Calls for reform as COP27 closes without fossil-fuel phase out

The Kozienice Coal Power Plant In Poland
The Kozienice coal power plant In Poland.

It was both a success and a missed opportunity, and blah blah blah – readers will be well-versed in the platitudes and endless “more must be done” variants that pepper politicians’ speeches after the more-or-less annual UN Climate Change Conference. This one – the 27th – seemed not to depart radically from the standard script.

There were “important signals” in the final text, noted University of Cambridge Professor of Climate Change Policy Laura Diaz Anadon, including support for a loss and damage financing fund for developing nations, and this seemed to be the talking point that hogged the headlines.

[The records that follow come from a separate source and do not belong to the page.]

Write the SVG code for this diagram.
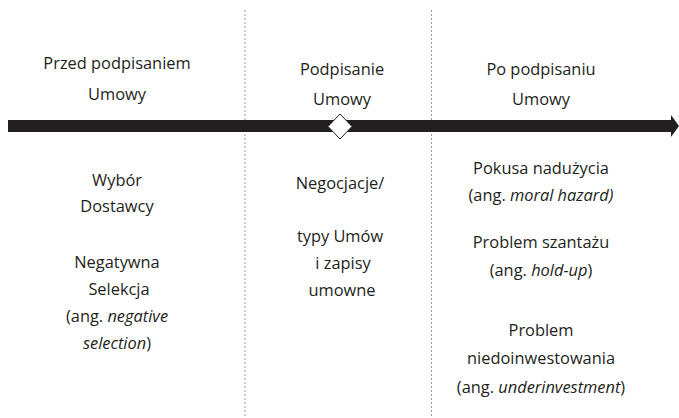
<svg xmlns="http://www.w3.org/2000/svg" width="679" height="418" viewBox="0 0 679 418">
<style>
text{font-family:"Open Sans","Noto Sans",sans-serif;font-size:16.4px;fill:#231f20;text-anchor:middle}
.i{font-style:italic}
.sep{stroke:#999;stroke-width:1;stroke-dasharray:2 2;fill:none}
</style>
<rect width="679" height="418" fill="#fff"/>
<g id="separators">
<line class="sep" x1="245" y1="10" x2="245" y2="418"/>
<line class="sep" x1="431.5" y1="10" x2="431.5" y2="418"/>
</g>
<g id="connectors">
<rect x="8" y="120" width="665" height="12" fill="#231f20"/>
<polygon points="671,115 679,126 671,137" fill="#231f20"/>
</g>
<g id="signing-marker">
<polygon points="340,114 352,126.5 340,139 328,126.5" fill="#fff" stroke="#231f20" stroke-width="1"/>
</g>
<g id="phase-before">
<text x="117" y="69">Przed podpisaniem</text>
<text x="117" y="100">Umowy</text>
</g>
<g id="phase-signing">
<text x="342" y="75">Podpisanie</text>
<text x="342" y="105">Umowy</text>
</g>
<g id="phase-after">
<text x="541" y="75">Po podpisaniu</text>
<text x="541" y="105">Umowy</text>
</g>
<g id="before-items">
<text x="117" y="186">Wybór</text>
<text x="117" y="212">Dostawcy</text>
<text x="117" y="268">Negatywna</text>
<text x="119" y="295">Selekcja</text>
<text x="117" y="322">(ang. <tspan class="i">negative</tspan></text>
<text x="117" y="349"><tspan class="i">selection</tspan>)</text>
</g>
<g id="signing-items">
<text x="340" y="189">Negocjacje/</text>
<text x="340" y="242">typy Umów</text>
<text x="343" y="269">i zapisy</text>
<text x="342" y="296">umowne</text>
</g>
<g id="after-items">
<text x="541" y="174">Pokusa nadużycia</text>
<text x="541" y="201">(ang. <tspan class="i">moral hazard)</tspan></text>
<text x="541" y="248">Problem szantażu</text>
<text x="541" y="276">(ang. <tspan class="i">hold-up</tspan>)</text>
<text x="541" y="336">Problem</text>
<text x="541" y="364">niedoinwestowania</text>
<text x="541" y="393">(ang. <tspan class="i">underinvestment</tspan>)</text>
</g>
</svg>
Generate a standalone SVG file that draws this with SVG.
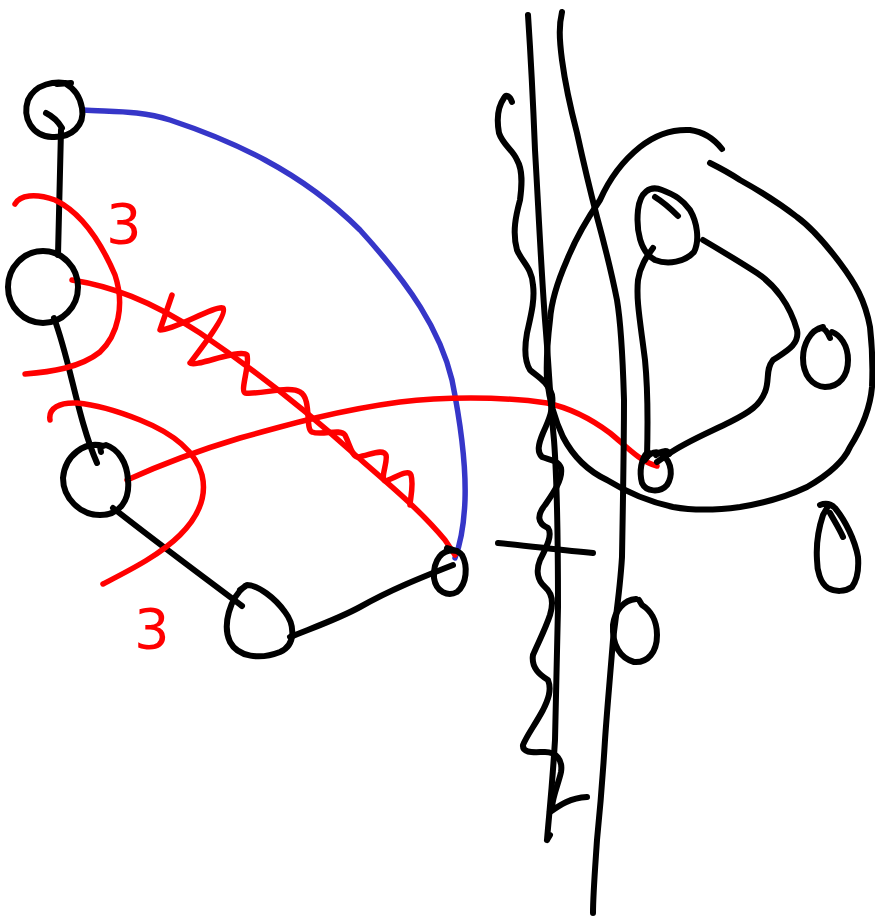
<svg xmlns="http://www.w3.org/2000/svg" width="875" height="922" viewBox="0 0 875 922">
<style>
.k{fill:none;stroke:#000;stroke-width:6;stroke-linecap:round;stroke-linejoin:round}
.r{fill:none;stroke:#ff0000;stroke-width:5.5;stroke-linecap:round;stroke-linejoin:round}
.b{fill:none;stroke:#3636c8;stroke-width:5.5;stroke-linecap:round;stroke-linejoin:round}
.lbl{font-family:"DejaVu Sans","Liberation Sans",sans-serif;font-size:56px;fill:#ff0000}
</style>
<rect width="875" height="922" fill="#fff"/>
<g id="connectors">
<path class="k" d="M61,130 C60,170 59,215 58,255"/>
<path class="k" d="M54,318 C70,360 78,420 97,463"/>
<path class="k" d="M113,508 C160,545 205,578 242,606"/>
<path class="k" d="M290,637 C320,625 340,618 360,607 C390,590 420,578 453,565"/>
<path class="b" d="M83,110 C110,112 140,110 170,120 C230,140 300,170 360,230 C410,285 440,330 452,380 C462,430 466,470 465,500 C464,525 460,545 455,558"/>
<path class="r" d="M15,204 C20,195 35,193 55,200 C80,212 100,240 115,275 C125,305 118,335 100,352 C80,368 50,372 25,374"/>
<path class="r" d="M72,280 C110,286 150,300 200,333 C250,367 300,405 353,453 C390,485 420,510 445,540 L455,555"/>
<path class="r" d="M172,295 L160,330 C175,330 215,305 223,308 C228,314 200,350 190,363 C194,368 240,348 247,355 C250,365 240,390 245,393 C260,395 290,385 300,392 C312,398 305,430 312,432 C322,436 340,428 345,435 C350,445 352,457 358,457 C370,455 383,448 386,455 C388,462 380,478 385,481 C392,480 408,468 411,475 C414,485 410,500 410,505"/>
<path class="r" d="M50,420 C48,408 60,402 77,403 C100,405 120,412 140,420 C170,432 195,450 202,475 C208,500 195,520 180,535 C160,555 130,570 103,584"/>
<path class="r" d="M127,480 C160,465 200,450 240,438 C290,424 340,410 400,402 C440,397 500,396 547,403 C570,408 590,418 610,433 C625,445 640,462 657,466"/>
<path class="k" d="M647,457 C648,420 648,390 645,360 C640,320 636,300 638,280 C640,265 648,255 653,248"/>
<path class="k" d="M703,240 C720,250 740,262 757,273 C775,285 790,305 797,330 C800,345 785,352 773,360 C765,370 770,380 765,392 C760,405 750,412 730,422 C710,432 685,442 667,455 L657,462"/>
</g>
<g id="node1"><path class="k" d="M70,84 C55,80 35,84 28,100 C22,118 32,136 52,137 C72,138 85,125 82,108 C80,96 75,89 66,84 M57,84 L71,83 M46,113 C52,116 58,121 62,128"/></g>
<g id="node2"><ellipse class="k" cx="43" cy="287" rx="35" ry="36"/></g>
<g id="node3"><path class="k" d="M103,446 C85,441 65,455 63,478 C63,498 80,515 100,515 C120,515 130,500 128,480 C127,462 118,449 106,445 L100,447 L101,452"/></g>
<g id="node4"><path class="k" d="M245,586 C230,598 222,625 230,642 C238,657 260,660 280,652 C296,645 295,625 285,612 C275,598 258,585 247,585 L240,590"/></g>
<g id="node5"><path class="k" d="M457,551 C442,548 433,560 434,578 C436,592 448,597 457,592 C467,584 468,566 462,555 C458,550 452,550 447,548"/></g>
<g id="labels">
<text class="lbl" x="106" y="243">3</text>
<text class="lbl" x="134" y="648">3</text>
</g>
<g id="right-sketch">
<path class="k" d="M528,15 C531,60 533,100 535,150 C538,200 541,267 545,320 C549,367 550,400 554,440 C557,480 558,540 558,607 C557,660 556,700 555,740 C552,790 549,815 547,840 M547,840 L550,835"/>
<path class="k" d="M562,12 C559,25 559,37 562,60 C566,90 571,110 577,133 C584,165 590,190 597,217 C606,250 613,280 617,300 C622,330 623,367 624,400 C624,440 623,500 622,557 C620,590 616,615 613,640 C609,690 607,710 605,740 C602,790 599,820 597,840 C595,870 593,895 593,913"/>
<path class="k" d="M512,102 C510,96 506,94 504,98 C497,108 497,122 499,133 C503,145 513,150 517,160 C523,170 522,185 520,200 C516,215 512,232 517,250 C522,262 532,268 533,285 C535,300 531,315 527,333 C524,350 525,362 530,370 C538,377 548,382 552,395 C554,408 549,420 543,433 C538,445 537,452 542,457 C550,460 558,460 561,468 C563,480 552,495 545,505 C537,515 537,523 548,528 C553,535 546,548 540,560 C536,570 537,580 545,587 C552,593 554,602 550,615 C545,630 538,643 533,655 C531,668 540,675 548,680 C552,690 548,700 543,710 C535,725 527,735 523,745 C522,754 535,752 545,752 C556,752 563,760 561,772 C559,782 553,795 552,807 M550,812 C560,805 570,798 587,797"/>
<path class="k" d="M498,543 C530,546 560,550 593,553"/>
<path class="k" d="M722,149 C715,140 705,132 690,130 C670,129 655,135 640,147 C620,163 608,182 600,200 C585,222 575,240 567,260 C556,285 551,305 550,320 C547,345 546,360 547,380 C550,405 556,422 563,437 C575,460 590,472 607,480 C628,493 650,502 673,507 C695,511 718,510 740,507 C765,503 788,496 807,487 C828,475 843,463 850,447 C862,428 870,410 872,387 C873,365 872,345 870,327 C865,300 855,283 840,263 C825,243 812,228 797,217 C775,200 758,190 740,180 C728,172 718,167 710,163"/>
<path class="k" d="M662,190 C650,185 640,192 638,210 C636,230 640,252 655,260 C668,265 685,262 694,252 C700,240 697,222 690,210 C683,200 675,195 662,190 M655,197 C663,202 672,210 678,216"/>
<path class="k" d="M648,452 C641,458 639,472 642,483 C646,492 660,493 667,485 C673,476 672,463 663,455 C657,450 650,452 645,460 M656,455 C662,450 668,450 669,454"/>
<path class="k" d="M823,327 C810,330 803,345 803,358 C803,375 812,386 825,387 C840,387 848,375 848,360 C848,345 840,335 832,332 M819,329 C824,326 828,333 830,338"/>
<path class="k" d="M636,599 C624,600 615,610 613,625 C612,645 620,658 634,662 C648,663 657,652 657,635 C657,620 650,610 642,605 L639,600"/>
<path class="k" d="M820,505 C825,503 830,503 835,508 C845,520 855,540 858,557 C859,570 857,580 852,587 C845,592 835,592 828,588 C820,583 817,570 817,560 C816,545 818,530 823,515 L827,508 M830,513 C835,522 840,530 843,537"/>
</g>
</svg>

But there was little sign of detail on how it would work and how it would be funded.

“Given that climate finance pledges made in Paris have not yet been met, there are real questions that need to be answered about credibility and trust.”

IEMA’s CEO Sarah Mukherjee also noted “new commitments on emissions reductions and renewable energy”, and of course, she added “the significance of Brazil’s return to the world stage as a climate leader cannot be overstated.”

“The world needs to cut global emissions by 50% in 7 years’ time,” observed Professor Johan Rockström, Director of the Potsdam Institute for Climate Impact Research, “yet in Sharm, we still battled over whether we are phasing down or out coal and weren’t willing to talk about fossil fuels.”

His conclusions seemed to signal a dwindling of hope in the political process. “While 1.5°C is a scientific necessity and potentially physically possible, COP27 shows that it is politically dead.

Nonetheless he said he believed that the COP process “is important and must continue,” but that it must be reformed. “There is nothing left to negotiate – in terms of text. All is in place. Now the COP meetings must focus on delivery – reporting on progress, accountability, exchange with stakeholders, and ratcheting up plans according to scientific necessity.”

As with other COPs, this event struggled to present a clear picture of where the money will come from, and as Mark Maslin, Professor of Earth System Science at UCL noted, significant amounts will have to be coughed up for adaptation, loss and damages, and a rapid ramp-up of renewables.

“In many ways, ambition under climate treaties has moved backwards,” said Brian O’Callaghan of the Oxford Economic Recovery Project, based at the University of Oxford, referencing the commitment made at the first COP, in 1992, for developed countries to pay for all forms of mitigation and adaptation (see original UNFCCC text, 1992 Article 4 Paragraph 3, and Article 4 Paragraph 1).

‘Today, developed countries do all that they can to avoid that promise.

“The multilateral system is based on trust – every year developed countries are eroding that trust.’

Professor Lavanya Rajamani, Professor of International Environmental Law at the University of Oxford, seemed to feel that even the wording of the Loss and Damage fund part of the text was suspect. “A careful reading of and between the lines of the text makes it clear that the Loss and Damage fund is not a ‘climate justice’ mechanism that will result in rich countries compensating vulnerable countries for the loss and damage they are increasingly suffering, because of a problem they did not create and can play little part in resolving.

“It is a mechanism that recognises their need for support but does not generate an obligation on developed countries to provide such support. Instead, it opens conversations on ‘innovative’ sources of financing, expanding the donor base and determining who is ‘most vulnerable’ and therefore deserving of support.”

Richard Smith of Sandstone Law commented, “It has been described as a historic break-through, where developed countries will help undeveloped nations affected by flood and drought, but it is only the establishment of a ‘fund’ in principle.”

“We will need to wait another year to find out which countries are willing to contribute to it and by how much. None of that detail was agreed at all. If Trump becomes President of the United States again in 2024, would America pay anything?”